Tricks to make an AWS spot instance "persistent"?

Update: times have changed

EC2 Spot Instance requests can now be configured to stop instead of terminate an outbid spot instance or for any other capacity-related event that causes the spot instance to be interrupted.

See Interruption Behavior in the EC2 Developer Guide. Certain classes of instances can also hibernate, with the appropriate agent installed.

Note that this new feature does not guarantee that instances will continue to run, but only that they will restart with their previous EBS volumes, private IP, Elastic IP, and instance ID all intact.

Previously answer follows:


Spot instances cannot be persistent, but spot requests can.

Persistent Spot Requests: When you specify a Spot bid request as "persistent", you ensure that it is automatically resubmitted after its instance is terminated—by you or by Amazon EC2—until you cancel the bid request. This enables you to automate launching Spot instances any time the Spot price is below your maximum price.
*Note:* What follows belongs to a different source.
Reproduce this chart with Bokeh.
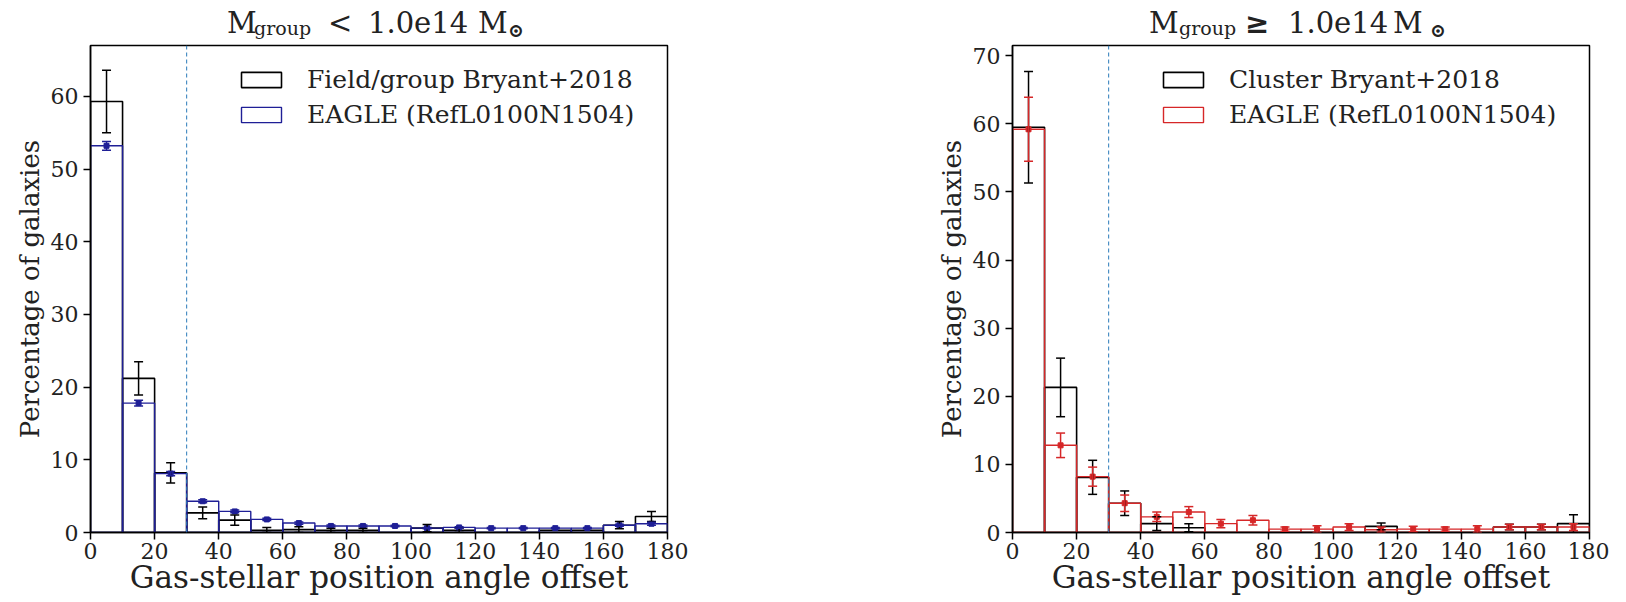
from bokeh.plotting import figure
from bokeh.models import (Whisker, TeeHead, ColumnDataSource, Span, Range1d, Div,
                          LinearAxis, FixedTicker)
from bokeh.layouts import row, column
from bokeh.embed import file_html
from bokeh.resources import INLINE

# ---------------- data ----------------
bin_edges = [0, 10, 20, 30, 40, 50, 60, 70, 80, 90, 100, 110, 120, 130, 140, 150, 160, 170, 180]

field_bryant = [59.3, 21.2, 8.2, 2.7, 1.7, 0.3, 0.4, 0.3, 0.3, 0.0, 0.6, 0.3, 0.0, 0.0, 0.3, 0.3, 1.0, 2.2]
field_bryant_err = [4.3, 2.3, 1.4, 0.8, 0.7, 0.4, 0.4, 0.3, 0.3, 0.0, 0.5, 0.3, 0.0, 0.0, 0.0, 0.0, 0.5, 0.7]
field_eagle = [53.2, 17.8, 8.1, 4.3, 2.9, 1.8, 1.3, 0.9, 0.9, 0.9, 0.6, 0.7, 0.6, 0.6, 0.6, 0.6, 1.0, 1.2]
field_eagle_err = [0.6, 0.4, 0.3, 0.2, 0.2, 0.15, 0.15, 0.12, 0.12, 0.1, 0.1, 0.1, 0.1, 0.1, 0.1, 0.1, 0.15, 0.2]

cluster_bryant = [59.5, 21.3, 8.1, 4.3, 1.3, 0.7, 0.0, 0.0, 0.0, 0.0, 0.0, 0.9, 0.0, 0.0, 0.0, 0.8, 0.8, 1.3]
cluster_bryant_err = [8.2, 4.3, 2.5, 1.8, 1.0, 0.6, 0.0, 0.0, 0.0, 0.0, 0.0, 0.5, 0.0, 0.0, 0.0, 0.4, 0.4, 1.3]
cluster_eagle = [59.2, 12.8, 8.2, 4.3, 2.3, 3.0, 1.3, 1.8, 0.5, 0.5, 0.8, 0.4, 0.5, 0.5, 0.5, 0.8, 0.8, 0.8]
cluster_eagle_err = [4.7, 1.8, 1.4, 1.2, 0.7, 0.8, 0.6, 0.7, 0.3, 0.5, 0.5, 0.4, 0.4, 0.3, 0.5, 0.4, 0.4, 0.5]

x_ticks = [0, 20, 40, 60, 80, 100, 120, 140, 160, 180]
left_y_ticks = [0, 10, 20, 30, 40, 50, 60]
right_y_ticks = [0, 10, 20, 30, 40, 50, 60, 70]

split_angle = 30

FONT = "DejaVu Serif"
BLUE = "#1f1f96"
RED = "#d62728"


def whisker_source(vals, errs):
    xs, up, lo, ys = [], [], [], []
    for i, (v, e) in enumerate(zip(vals, errs)):
        if e > 0:
            xs.append((bin_edges[i] + bin_edges[i + 1]) / 2)
            ys.append(v)
            up.append(v + e)
            lo.append(max(v - e, 0))
    return ColumnDataSource(dict(x=xs, y=ys, upper=up, lower=lo))


def panel(obs_vals, obs_err, sim_vals, sim_err, sim_color, obs_label, sim_label,
          ymax, yticks, label_bounds, border_left, border_right):
    p = figure(frame_width=577, frame_height=487,
               x_range=Range1d(0, 180), y_range=Range1d(0, ymax),
               output_backend="svg", toolbar_location=None,
               min_border_left=border_left, min_border_right=border_right,
               min_border_top=5, min_border_bottom=60)
    p.title.visible = False
    lefts = bin_edges[:-1]
    rights = bin_edges[1:]
    obs_src = ColumnDataSource(dict(left=lefts, right=rights, top=obs_vals, bottom=[0] * len(obs_vals)))
    sim_src = ColumnDataSource(dict(left=lefts, right=rights, top=sim_vals, bottom=[0] * len(sim_vals)))
    p.quad(left="left", right="right", top="top", bottom="bottom", source=obs_src,
           fill_color=None, line_color="black", line_width=1.6, legend_label=obs_label)
    p.quad(left="left", right="right", top="top", bottom="bottom", source=sim_src,
           fill_color=None, line_color=sim_color, line_width=1.4, legend_label=sim_label)

    ws = whisker_source(obs_vals, obs_err)
    p.add_layout(Whisker(base="x", upper="upper", lower="lower", source=ws,
                         line_color="black", line_width=1.5, level="annotation",
                         upper_head=TeeHead(size=9, line_color="black", line_width=1.5),
                         lower_head=TeeHead(size=9, line_color="black", line_width=1.5)))
    ss = whisker_source(sim_vals, sim_err)
    p.add_layout(Whisker(base="x", upper="upper", lower="lower", source=ss,
                         line_color=sim_color, line_width=1.5, level="annotation",
                         upper_head=TeeHead(size=9, line_color=sim_color, line_width=1.5),
                         lower_head=TeeHead(size=9, line_color=sim_color, line_width=1.5)))
    p.scatter("x", "y", source=ss, marker="square", size=5, color=sim_color)

    p.add_layout(Span(location=split_angle, dimension="height", line_color="#2b7bb9",
                      line_dash="4 3", line_width=1))

    p.grid.visible = False
    p.outline_line_color = "black"
    p.outline_line_width = 1.5
    p.xaxis.ticker = x_ticks
    p.yaxis.ticker = yticks
    for ax in (p.xaxis, p.yaxis):
        ax.major_label_text_font = FONT
        ax.major_label_text_font_size = "22px"
        ax.major_label_text_color = "#222222"
        ax.axis_label_text_font = FONT
        ax.axis_label_text_font_style = "normal"
        ax.axis_label_text_color = "#222222"
        ax.axis_line_width = 1.5
        ax.major_tick_line_width = 1.5
        ax.major_tick_out = 7
        ax.major_tick_in = 0
        ax.minor_tick_out = 0
        ax.minor_tick_in = 0
    p.xaxis.axis_label_text_font_size = "31px"
    p.xaxis.axis_label = "Gas-stellar position angle offset"
    p.xaxis.axis_label_standoff = -3
    p.xaxis.major_label_standoff = 3

    # y label sits a little above the axis centre, as in the reference:
    # carried by a tick-less companion axis whose extent is shifted upwards
    label_axis = LinearAxis(ticker=FixedTicker(ticks=[]), bounds=label_bounds,
                            axis_line_color=None, major_tick_line_color=None,
                            minor_tick_line_color=None,
                            axis_label="Percentage of galaxies",
                            axis_label_text_font=FONT, axis_label_text_font_size="26px",
                            axis_label_text_font_style="normal",
                            axis_label_text_color="#222222", axis_label_standoff=3)
    p.add_layout(label_axis, "left")

    lg = p.legend[0]
    lg.location = "top_right"
    lg.label_text_font = FONT
    lg.label_text_font_size = "25px"
    lg.label_text_color = "#222222"
    lg.glyph_width = 50
    lg.glyph_height = 19
    lg.label_standoff = 21
    lg.label_width = 340
    lg.spacing = 6
    lg.border_line_alpha = 0
    lg.background_fill_alpha = 0
    return p


def title_div(pieces, width):
    spans = []
    for text, left, top, size, weight in pieces:
        spans.append(
            f'<span style="position:absolute; left:{left}px; top:{top}px; font-size:{size}px; '
            f'line-height:1; font-weight:{weight}; white-space:nowrap;">{text}</span>')
    html = ('<div style="position:relative; width:100%; height:40px; font-family:\'DejaVu Serif\'; '
            'color:#222222;">' + "".join(spans) + '</div>')
    return Div(text=html, width=width, height=40, margin=0)


left_title = [("M", 227, 9, 29, "normal"), ("group", 254, 19, 19, "normal"),
              ("&lt;", 328, 9, 29, "normal"), ("1.0e14", 368, 9, 29, "normal"),
              ("M", 478, 9, 29, "normal"), ("\u2299", 508, 21, 19, "bold")]
right_title = [("M", 336, 9, 29, "normal"), ("group", 366, 19, 19, "normal"),
               ("\u2265", 432, 9, 29, "bold"), ("1.0e14", 475, 9, 29, "normal"),
               ("M", 580, 9, 29, "normal"), ("\u2299", 617, 21, 19, "bold")]

p1 = panel(field_bryant, field_bryant_err, field_eagle, field_eagle_err, BLUE,
           "Field/group Bryant+2018", "EAGLE (RefL0100N1504)", 67, left_y_ticks,
           (8.2, 67), 90, 146)
p2 = panel(cluster_bryant, cluster_bryant_err, cluster_eagle, cluster_eagle_err, RED,
           "Cluster Bryant+2018", "EAGLE (RefL0100N1504)", 71.5, right_y_ticks,
           (8.8, 71.5), 199, 20)

layout = row(column(title_div(left_title, 813), p1),
             column(title_div(right_title, 796), p2))
open("out.html", "w").write(file_html(layout, INLINE))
http://aws.amazon.com/ec2/spot-instances/#4

That keeps the machines running any time the price is within range, but as for the rest of it, consider what your spot instances are doing that has you thinking that persistence of the disks is the way to go. Think "cloud." Think "ephemeral." Spot instances are intended to be ephemeral machines that start up, fetch work, do work, commit work, and if they go away, the work is still out there waiting for the next instance to fetch it again, complete it, and commit it. You "can" use them with EBS and persist the volume, but if you do, those instances cannot be restarted (as you have noticed).

If your AMI uses the instance store, and stores everything that needs to be persistent externally (in S3, for example) then you don't need to hack around the AWS architecture and you can sit back and watch your machines fire up when the price is right, do their work, and shut down again when the prices go out of range. And, no bit rot, because every boot is a shiny clean system.

Or, your instance(s) could mount NFS shares exported by a machine that's always on.

Or this: https://serverfault.com/questions/448043/auto-attach-ebs-volume-to-a-new-spot-instance


(Thanks to Ethan Barron for some of the original ideas. This is a version with some corrections and clarifications.)

[1]. Create a new spot instance. Deactivate "Delete on Termination" for the root device. Make a note of the architecture (x86_64) and the kernel ID.

[2]. SSH into your new instance and create some file, something that should persist beyond the reboot. Do NOT terminate the instance yet.

[3]. Create a snapshot of the instance while the instance is still running (this can cause file system inconsistency on rare occasions so limit writes to the boot volume). Note the name of that snapshot.

[4]. Now exit the SSH connection and terminate the instance.

[5]. Create an AMI from the snapshot created in step 3 (AWS does not support creating AMIS from volumes; it has to be a snapshot. If you are using a leftover volume, there is an additional step: creating that snapshot).

[6]. Request a new spot instance based on the architecture from step 1, the kernel ID from step 1, and the AMI created in step 5.

This should work.


We ended up finding a solution, and here is what we had to do. I'm going to list this out step-by-step, to make recreating this easier for those who may be looking for a similar type of solution...

  1. Create a new spot request instance. Make sure to uncheck "Delete on Termination" for the root device, so that the volume stays behind in the next step. Make sure to note the architecture (we always use x86_64) and the kernel ID that your instance is using (very important!)
  2. Now, SSH into your new instance and make a file or something, so you can see the effect of persistence first-hand. After making some changes to the filesystem, go ahead and logout of the SSH connection and terminate the instance.
  3. Awesome. Now, go to your EC2 web console and find the new volume that was being used for the instance we just terminated. Right click the volume and select "Create Image". Follow the wizard, making certain to select the same architecture and kernel ID that we noted earlier.
  4. Now, start the spot request wizard using your new image. Follow the wizard, again making certain to uncheck "Delete on Termination". Additionally, and this is the easy step to miss, make sure to expand the collapsed section titled 'Advanced Options' and set the correct kernel ID again.

If you follow the above steps to the T, you will have a new instance at the same point that your old instance was at when it was terminated. Therefore, we have achieved some form of persistence.